Through this lens and 13 years of war, a part of 50 years of repression from one family, a part of decades to a century longer of national humiliation by agents serving greed, power, or a colonial master, Bashar al-Assad is overthrown. My breath was held, and I slowly let air out of my lungs before I finally understood what it is Syrians seek and desire now — to build those same institutions, and the foundations of something entirely new.

Now, as a young half-European descended Canadian, I’m closer to the back of the line than the front when it comes to taking part in building that new society. Yet it would be shallow for me to not acknowledge the mark left on me by growing up in the Middle East, in an Arab country, in the Gulf, surrounded by Muslims and other Arabs when this war began, then as a journalist flailing to keep up with the new technologies and media platforms that are redefining the world faster than anyone can keep up.

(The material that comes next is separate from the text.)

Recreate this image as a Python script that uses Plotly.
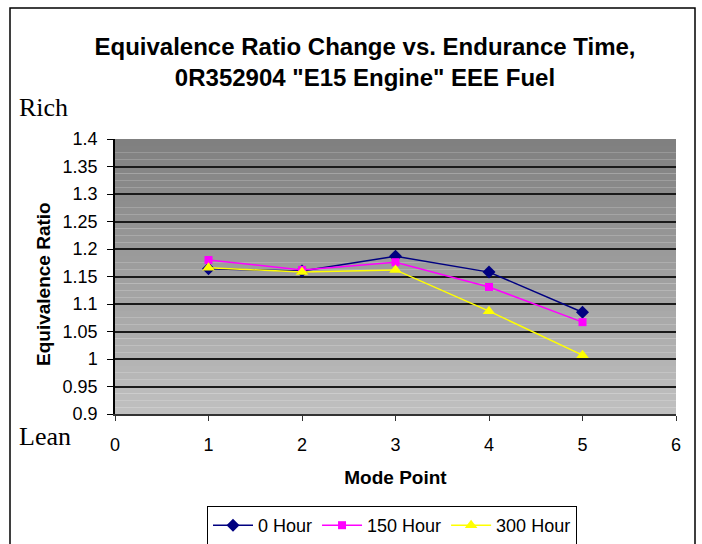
import plotly.graph_objects as go

mode_points = [1, 2, 3, 4, 5]
hour_0 = [1.164, 1.160, 1.187, 1.158, 1.085]
hour_150 = [1.180, 1.162, 1.176, 1.131, 1.067]
hour_300 = [1.166, 1.158, 1.162, 1.087, 1.007]
y_ticks = [0.9, 0.95, 1.0, 1.05, 1.1, 1.15, 1.2, 1.25, 1.3, 1.35, 1.4]
y_tick_labels = ["0.9", "0.95", "1", "1.05", "1.1", "1.15", "1.2", "1.25", "1.3", "1.35", "1.4"]
x_ticks = [0, 1, 2, 3, 4, 5, 6]

W, H = 702, 544
L, R, T, B = 115, 26, 139, 130
pw, ph = W - L - R, H - T - B


def px_x(p):
    return (p - L) / pw


def px_y(p):
    return (H - B - p) / ph


fig = go.Figure()
fig.add_trace(go.Scatter(x=mode_points, y=hour_0, name="0 Hour", mode="lines+markers",
                         line=dict(color="#000080", width=1.5),
                         marker=dict(symbol="diamond", size=10, color="#000080")))
fig.add_trace(go.Scatter(x=mode_points, y=hour_150, name="150 Hour", mode="lines+markers",
                         line=dict(color="#FF00FF", width=1.5),
                         marker=dict(symbol="square", size=8, color="#FF00FF")))
fig.add_trace(go.Scatter(x=mode_points, y=hour_300, name="300 Hour", mode="lines+markers",
                         line=dict(color="#FFFF00", width=1.5),
                         marker=dict(symbol="triangle-up", size=11, color="#FFFF00")))

shapes = []
# vertical gradient background of plot area
n = 40
for i in range(n):
    t = i / (n - 1)
    c = int(0xC0 + (0x80 - 0xC0) * t)
    shapes.append(dict(type="rect", xref="x domain", yref="y domain",
                       x0=0, x1=1, y0=i / n, y1=(i + 1) / n,
                       fillcolor=f"rgb({c},{c},{c})", line=dict(width=0), layer="below"))
# outer frame
shapes.append(dict(type="rect", xref="paper", yref="paper",
                   x0=px_x(10), x1=px_x(695), y0=px_y(560), y1=px_y(8),
                   line=dict(color="black", width=1.5), fillcolor="rgba(0,0,0,0)"))

fig.update_layout(
    width=W, height=H,
    margin=dict(l=L, r=R, t=T, b=B, autoexpand=False),
    paper_bgcolor="white",
    plot_bgcolor="rgba(0,0,0,0)",
    shapes=shapes,
    font=dict(family="Liberation Sans, Arial", size=18, color="black"),
    title=dict(text="<b>Equivalence Ratio Change vs. Endurance Time,<br>0R352904 \"E15 Engine\" EEE Fuel</b>",
               x=365 / W, xanchor="center", y=1 - 55 / H, yanchor="middle",
               font=dict(size=24, family="Liberation Sans, Arial")),
    showlegend=True,
    legend=dict(orientation="h", x=px_x(392), xanchor="center", y=px_y(506), yanchor="top",
                bordercolor="black", borderwidth=1, bgcolor="white",
                font=dict(size=18), itemwidth=40, tracegroupgap=0),
    xaxis=dict(range=[0, 6], tickvals=x_ticks, ticks="outside", ticklen=5,
               tickcolor="#333", showline=True, linecolor="#333", linewidth=1.5,
               showgrid=False, zeroline=False, ticklabelstandoff=9,
               title=dict(text="<b>Mode Point</b>", font=dict(size=19), standoff=16)),
    yaxis=dict(range=[0.9, 1.4], tickvals=y_ticks, ticktext=y_tick_labels,
               ticks="outside", ticklen=6, tickcolor="black", showline=True,
               linecolor="black", linewidth=1.5, showgrid=True, gridcolor="#1a1a1a",
               gridwidth=1.5, zeroline=False, ticklabelstandoff=6),
    annotations=[
        dict(text="<b>Equivalence Ratio</b>", xref="paper", yref="paper",
             x=px_x(43), y=px_y(284), textangle=-90, showarrow=False,
             font=dict(size=19), xanchor="center", yanchor="middle"),
        dict(text="Rich", xref="paper", yref="paper", x=px_x(17), y=px_y(108),
             xanchor="left", yanchor="middle", showarrow=False,
             font=dict(family="Liberation Serif, Times New Roman", size=26)),
        dict(text="Lean", xref="paper", yref="paper", x=px_x(17), y=px_y(436),
             xanchor="left", yanchor="middle", showarrow=False,
             font=dict(family="Liberation Serif, Times New Roman", size=26)),
    ],
)

fig.write_html("out.html", config={"displayModeBar": False},
               post_script="document.body.style.margin='0';")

I highlight Syria in this forum because it gets to the greater mission of journalism that I endeavour to embody in my professional life. We all have biases, but good journalism, or media literacy in general, is about the effort. Striving for genuine impartiality—truthful and fair, rather than the superficial “both-sides” approach common in the West—provides reassurance to the reader, the citizen, and the spectator. So for now, with what I have seen from Syria’s new leadership, I am reassured.